Home News Local news Election Officials Test V.I. Voting Machines

Election Officials Test V.I. Voting Machines


Oct. 29, 2006 — Voting machines in the territory were tested Saturday in preparation for the Nov. 7 general election. According to V.I. law, the machines must be tested 10 days prior to elections.
"We are ready for any problems that may occur," said Rupert Ross Jr., Board of Elections chairman. Officials also tested the tabulating equipment used to store and record votes.
On Election Day, the territory will utilize 182 voting machines, 92 on St. Croix and 90 on St Thomas-St. John. Each island has one backup machine. The number of backup machines should not worry the territory's 53,000 registered voters, Ross said, because the machines have the capability to handle all the votes cast.
"The machine exceeds the capacity of the number of votes that can be cast," he said. "One machine can accommodate 9999 votes."
Patrick Phillips, owner of P and P Consultants, said all the machines have been tested to make sure they are operating correctly.
"We make sure all the buttons are functioning properly, and then we seal the machines," Phillips said. After the machines get certified, they are sealed with a series of plastic locks. Phillips pointed to the back of the machine, showing where a series of numbered plastic seals — some white, some blue — are attached after the inspection is complete.
Seals are broken by election officials when the machine is opened at the polls, when the machine's back door is opened, when the polls open, when the polls close and when the cartridges are removed.

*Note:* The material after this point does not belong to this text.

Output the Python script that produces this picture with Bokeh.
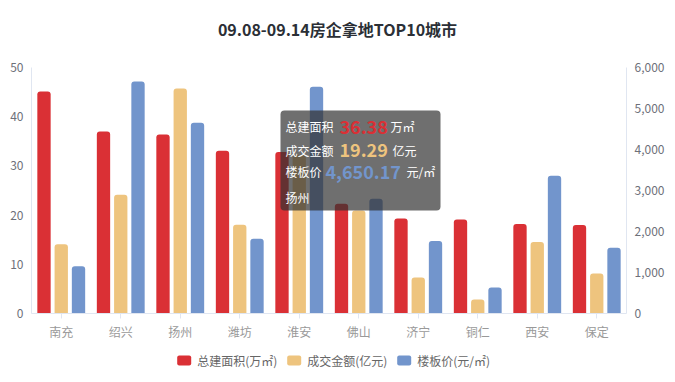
from bokeh.plotting import figure
from bokeh.layouts import column
from bokeh.models import (FactorRange, Range1d, LinearAxis, NumeralTickFormatter,
                          BoxAnnotation, Label, ColumnDataSource)
from bokeh.core.properties import value
from bokeh.transform import dodge
from bokeh.embed import file_html
from bokeh.resources import INLINE

# ---------------- data ----------------
cities = ["南充", "绍兴", "扬州", "潍坊", "淮安", "佛山", "济宁", "铜仁", "西安", "保定"]
area = [45.1, 37.0, 36.38, 33.1, 32.8, 22.3, 19.3, 19.1, 18.2, 18.0]        # 总建面积(万㎡)
amount = [5.93, 10.17, 19.29, 7.61, 13.6, 8.83, 3.08, 1.20, 6.12, 3.42]     # 成交金额(亿元)
price = [1151, 5659, 4650.17, 1825, 5530, 2798, 1766, 633, 3358, 1606]      # 楼板价(元/㎡)
left_ticks = [0, 10, 20, 30, 40, 50]
right_ticks = [0, 1000, 2000, 3000, 4000, 5000, 6000]
series_names = ["总建面积(万㎡)", "成交金额(亿元)", "楼板价(元/㎡)"]
title_text = "09.08-09.14房企拿地TOP10城市"
tip_city = "扬州"

# ---------------- style / layout ----------------
RED, YELLOW, BLUE = "#da3035", "#eec47e", "#7295cc"
COLORS = [RED, YELLOW, BLUE]
FONT = "Noto Sans CJK SC"
AXIS_LINE = "#e0e6f1"
TOTAL_W = 675
TITLE_H, LEGEND_H = 45, 37
FL, FR, FT, FB = 31, 49, 22, 32        # borders of the main figure
FW, FH = TOTAL_W - FL - FR, 246

# strips share the main frame's horizontal extent (column aligns frames),
# so their x range is given in page pixels of that extent
def strip(h):
    f = figure(width=TOTAL_W, height=h, x_range=Range1d(FL, TOTAL_W - FR), y_range=Range1d(0, h),
               output_backend="svg", toolbar_location=None, x_axis_location=None,
               y_axis_location=None, min_border_left=FL, min_border_right=FR,
               min_border_top=0, min_border_bottom=0)
    f.grid.visible = False
    f.outline_line_color = None
    return f

# ---------------- title strip ----------------
pt = strip(TITLE_H)
pt.text(x=[337], y=[TITLE_H - 28.5], text=[title_text], text_font=value(FONT),
        text_font_size="16px", text_font_style="bold", text_color="#2b2f36",
        text_align="center", text_baseline="middle")

# ---------------- main chart ----------------
p = figure(x_range=FactorRange(*cities), y_range=Range1d(0, 50),
           frame_width=FW, frame_height=FH, output_backend="svg", toolbar_location=None,
           min_border_left=FL, min_border_right=FR, min_border_top=FT, min_border_bottom=FB)
p.x_range.range_padding = 0
p.extra_y_ranges = {"price": Range1d(0, 6000), "amount": Range1d(0, 21.09)}

src = ColumnDataSource(dict(city=cities, area=area, amount=amount, price=price))
bw = 0.224
p.vbar(x=dodge("city", -0.29, range=p.x_range), top="area", width=bw, source=src,
       fill_color=RED, line_color=None, border_radius=(3, 3, 0, 0))
p.vbar(x=dodge("city", 0.0, range=p.x_range), top="amount", width=bw, source=src,
       fill_color=YELLOW, line_color=None, border_radius=(3, 3, 0, 0), y_range_name="amount")
p.vbar(x=dodge("city", 0.29, range=p.x_range), top="price", width=bw, source=src,
       fill_color=BLUE, line_color=None, border_radius=(3, 3, 0, 0), y_range_name="price")

p.xgrid.grid_line_color = None
p.ygrid.grid_line_color = None
p.outline_line_color = None

p.yaxis.ticker = left_ticks
yl = p.yaxis[0]
yr = LinearAxis(y_range_name="price", ticker=right_ticks,
                formatter=NumeralTickFormatter(format="0,0"))
p.add_layout(yr, "right")
for ax in (yl, yr):
    ax.major_tick_line_color = None
    ax.minor_tick_line_color = None
    ax.major_tick_out = 0
    ax.major_tick_in = 0
    ax.axis_line_color = AXIS_LINE
    ax.major_label_text_color = "#6e7079"
    ax.major_label_text_font = FONT
    ax.major_label_text_font_size = "12px"
    ax.major_label_standoff = 8

xa = p.xaxis[0]
xa.axis_line_color = AXIS_LINE
xa.major_tick_line_color = AXIS_LINE
xa.major_tick_out = 5
xa.major_tick_in = 0
xa.minor_tick_line_color = None
xa.major_label_text_color = "#999999"
xa.major_label_text_font = FONT
xa.major_label_text_font_size = "12px"
xa.major_label_standoff = 4

# ---------------- tooltip (static, as in the picture) ----------------
Y0 = TITLE_H + FT        # page y of the frame top
def px2x(x):
    return (x - FL) / FW * len(cities)
def py2y(y):
    return (Y0 + FH - y) / FH * 50

i = cities.index(tip_city)
p.add_layout(BoxAnnotation(left=px2x(280), right=px2x(440), top=py2y(110), bottom=py2y(210),
                           fill_color="#323232", fill_alpha=0.7, line_color=None,
                           border_radius=4, level="overlay"))

def lab(x, y, text, color="#ffffff", size="12px", bold=False):
    p.add_layout(Label(x=px2x(x), y=py2y(y), text=text, text_color=color, text_font=FONT,
                       text_font_size=size, text_font_style="bold" if bold else "normal",
                       text_baseline="middle", text_align="left", level="overlay"))

lab(285, 126, "总建面积")
lab(339, 126, f"{area[i]:.2f}", RED, "18px", True)
lab(390, 126, "万㎡")
lab(285, 149.5, "成交金额")
lab(339, 149.5, f"{amount[i]:.2f}", YELLOW, "18px", True)
lab(392, 149.5, "亿元")
lab(285, 171, "楼板价")
lab(325, 171, f"{price[i]:,.2f}", BLUE, "18px", True)
lab(406, 171, "元/㎡")
lab(285, 197, tip_city)

# ---------------- legend strip ----------------
pl = strip(LEGEND_H)
key_left = [176.7, 286.7, 396.7]
key_y = LEGEND_H - 15
pl.quad(left=key_left, right=[k + 14 for k in key_left], bottom=[key_y - 5] * 3,
        top=[key_y + 5] * 3, fill_color=COLORS, line_color=None, border_radius=2)
pl.text(x=[k + 20 for k in key_left], y=[key_y] * 3, text=series_names,
        text_font=value(FONT), text_font_size="12px", text_color="#666666",
        text_align="left", text_baseline="middle")

layout = column(pt, p, pl, spacing=0)
open("out.html", "w").write(file_html(layout, INLINE))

"If the seal is broken before its time, a technician has to be called," he said.
Phillips also explained the cartridges that record the votes. The cartridges are assigned to a specific machine, and if one is inserted in the wrong machine, it will give an error code. Before the cartridge is installed, Ross added, the board certifies that there are no votes in the cartridge and it is ready to accept votes.
In the case of a power outage, the machines come equipped with a 12-hour backup battery that kicks in as soon as the power goes off. "WAPA can't stop this show," Ross quipped.
The machines presently used were bought in the late 1980s and have been retrofitted three times. They were retrofitted recently to accommodate the visually impaired, Ross said. In past elections, they had to have assistance when voting. With the new equipment, he said, the visually impaired can cast their votes in private and independently by using a specialized hand-held remote control and headphones.
"Using the headphones, a ballot would be read to them in Spanish or English," Phillips explained. The automated system takes the voter through the process, even allowing voters to go back and change their votes if they made a mistake. The automated system even allows a voter to cast a write-in vote by selecting letters that spell the candidates' name, he said.
"We anticipate a successful election," Phillips said.
Polls will be open from 7 a.m. until 7 p.m. for the Nov. 7 general election.